[Start]

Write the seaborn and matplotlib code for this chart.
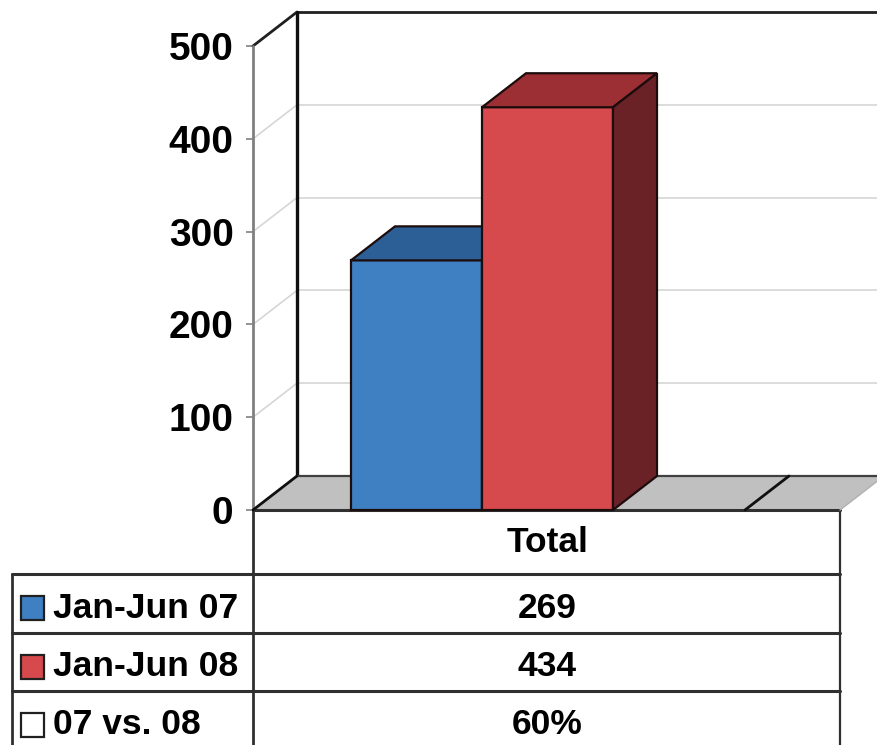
import matplotlib
matplotlib.use("Agg")
import numpy as np
import pandas as pd
import matplotlib.pyplot as plt
from matplotlib.patches import Polygon, Rectangle
import seaborn as sns

# ===================== DATA =====================
CATEGORY   = ["Total"]
SERIES     = ["Jan-Jun 07", "Jan-Jun 08"]
VALUES     = [269, 434]
CHANGE_LBL = "07 vs. 08"
CHANGE_VAL = "60%"
YTICKS     = [0, 100, 200, 300, 400, 500]

FRONT = ["#3e80c1", "#d64a4d"]
TOP   = ["#2d5f97", "#9b2f34"]
SIDE  = ["#203f66", "#6b2227"]
EDGE  = "#1c0c0c"

# ===================== LAYOUT (pixels) =====================
W, H        = 878, 745
PX_L, PX_R  = 253, 840     # front plane of the plot area
PX_Y0       = 510          # value 0
PX_YTOP     = 46           # value 500
PX_CAT      = 482          # centre of the category
UNIT_PX     = 327.5        # pixels per category unit
DEPTH_PX    = (44, 34)     # 3-d offset
FLOOR_DIV   = 0.803        # floor divider (category units)

sns.set_style("white")
plt.rcParams["font.family"] = ["Liberation Sans", "DejaVu Sans"]
plt.rcParams["font.weight"] = "bold"
plt.rcParams["text.color"] = "black"
plt.rcParams["ytick.labelcolor"] = "black"

df = pd.DataFrame({"cat": CATEGORY * len(SERIES), "series": SERIES, "value": VALUES})

fig = plt.figure(figsize=(W / 100, H / 100), dpi=100)
fig.patch.set_facecolor("white")

ax = fig.add_axes([PX_L / W, (H - PX_Y0) / H, (PX_R - PX_L) / W, (PX_Y0 - PX_YTOP) / H])
ax.patch.set_alpha(0)
ax.set_zorder(2)

sns.barplot(data=df, x="cat", y="value", hue="series", palette=FRONT, saturation=1,
            width=0.8, ax=ax, legend=False, edgecolor=EDGE, linewidth=1.6)

xmin = (PX_L - PX_CAT) / UNIT_PX
xmax = (PX_R - PX_CAT) / UNIT_PX
ymax = YTICKS[-1]
ax.set_xlim(xmin, xmax)
ax.set_ylim(0, ymax)
ddx = DEPTH_PX[0] / UNIT_PX
ddy = DEPTH_PX[1] * ymax / (PX_Y0 - PX_YTOP)
far = xmax + 1.0

# ---- walls & gridlines ----
for v in YTICKS[1:-1]:
    ax.plot([xmin + ddx, far], [v + ddy, v + ddy], color="#d6d6d6", lw=1.2, zorder=1, clip_on=False)
    ax.plot([xmin, xmin + ddx], [v, v + ddy], color="#d6d6d6", lw=1.2, zorder=1, clip_on=False)
ax.plot([xmin + ddx, far], [ymax + ddy] * 2, color="#202020", lw=2, zorder=2, clip_on=False)
ax.plot([xmin, xmin + ddx], [ymax, ymax + ddy], color="#202020", lw=2, zorder=2, clip_on=False)
ax.plot([xmin + ddx] * 2, [ddy, ymax + ddy], color="#101010", lw=2.4, zorder=2, clip_on=False)
ax.plot([xmin, xmin], [0, ymax], color="#808080", lw=2, zorder=2, clip_on=False)

# ---- floor ----
floor = Polygon([(xmin, 0), (xmax, 0), (xmax + ddx, ddy), (xmin + ddx, ddy)],
                closed=True, facecolor="#c0c0c0", edgecolor="none", zorder=3, clip_on=False)
ax.add_patch(floor)
ax.plot([xmin + ddx, far], [ddy, ddy], color="#404040", lw=1.6, zorder=4, clip_on=False)
ax.plot([xmin, xmax], [0, 0], color="#303030", lw=2.2, zorder=4, clip_on=False)
ax.plot([xmin, xmin + ddx], [0, ddy], color="#101010", lw=2, zorder=4, clip_on=False)
ax.plot([FLOOR_DIV, FLOOR_DIV + ddx], [0, ddy], color="#101010", lw=2, zorder=4, clip_on=False)
ax.plot([xmax, xmax + ddx], [0, ddy], color="#b0b0b0", lw=1, zorder=4, clip_on=False)

# ---- 3-d faces of the bars ----
for i, bar in enumerate(ax.patches[:len(SERIES)]):
    x0, w, h = bar.get_x(), bar.get_width(), bar.get_height()
    z = 10 + 3 * i
    bar.set_zorder(z)
    bar.set_clip_on(False)
    top = Polygon([(x0, h), (x0 + w, h), (x0 + w + ddx, h + ddy), (x0 + ddx, h + ddy)],
                  closed=True, facecolor=TOP[i], edgecolor=EDGE, lw=1.6, zorder=z + 1, clip_on=False)
    side = Polygon([(x0 + w, 0), (x0 + w + ddx, ddy), (x0 + w + ddx, h + ddy), (x0 + w, h)],
                   closed=True, facecolor=SIDE[i], edgecolor=EDGE, lw=1.6, zorder=z + 2, clip_on=False)
    ax.add_patch(top)
    ax.add_patch(side)

sns.despine(ax=ax, left=True, bottom=True)
ax.set_xticks([])
ax.set_xlabel("")
ax.set_ylabel("")
ax.set_yticks(YTICKS)
ax.set_yticklabels([str(v) for v in YTICKS], fontsize=28, fontweight="bold", color="black")
ax.tick_params(axis="y", length=5, width=1.2, color="#808080", pad=9, left=True)

# ===================== DATA TABLE =====================
tab = fig.add_axes([0, 0, 1, 1])
tab.set_zorder(1)
tab.patch.set_alpha(0)
tab.set_xlim(0, W)
tab.set_ylim(H, 0)
tab.axis("off")

TAB_L    = 12
HEAD_BOT = 574
ROW_H    = 58.5
LINE_C   = "#303030"

row_tops = [HEAD_BOT + ROW_H * k for k in range(3)]
tab.plot([PX_L, PX_L], [PX_Y0, H], color=LINE_C, lw=2)
tab.plot([PX_R, PX_R], [PX_Y0, H], color=LINE_C, lw=1.6)
tab.plot([TAB_L, TAB_L], [HEAD_BOT, H], color=LINE_C, lw=2)
for yt in row_tops:
    tab.plot([TAB_L, PX_R], [yt, yt], color=LINE_C, lw=2.2)

tab.text((PX_L + PX_R) / 2 + 1, (PX_Y0 + HEAD_BOT) / 2 + 1, CATEGORY[0],
         ha="center", va="center", fontsize=25.5, fontweight="bold", color="black")

row_labels = SERIES + [CHANGE_LBL]
row_values = [str(v) for v in VALUES] + [CHANGE_VAL]
key_colors = FRONT + ["white"]
for yt, lbl, val, kc in zip(row_tops, row_labels, row_values, key_colors):
    yc = yt + 34
    tab.add_patch(Rectangle((21, yc - 12), 23, 24, facecolor=kc, edgecolor="#202020", lw=1.6))
    tab.text(53, yc, lbl, ha="left", va="center", fontsize=25.5, fontweight="bold", color="black")
    tab.text((PX_L + PX_R) / 2 + 1, yc, val, ha="center", va="center", fontsize=25.5,
             fontweight="bold", color="black")

fig.savefig("out.png", dpi=100, facecolor="white")
plt.close(fig)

[End]

What this task involves >>
Reproduce exactly the run of lines that opens the listing and closes with the line holding "import seaborn as sns". Pictures are excluded.

Exercise solution >>
Write the seaborn and matplotlib code for this chart.
import matplotlib
matplotlib.use("Agg")
import numpy as np
import pandas as pd
import matplotlib.pyplot as plt
from matplotlib.patches import Polygon, Rectangle
import seaborn as sns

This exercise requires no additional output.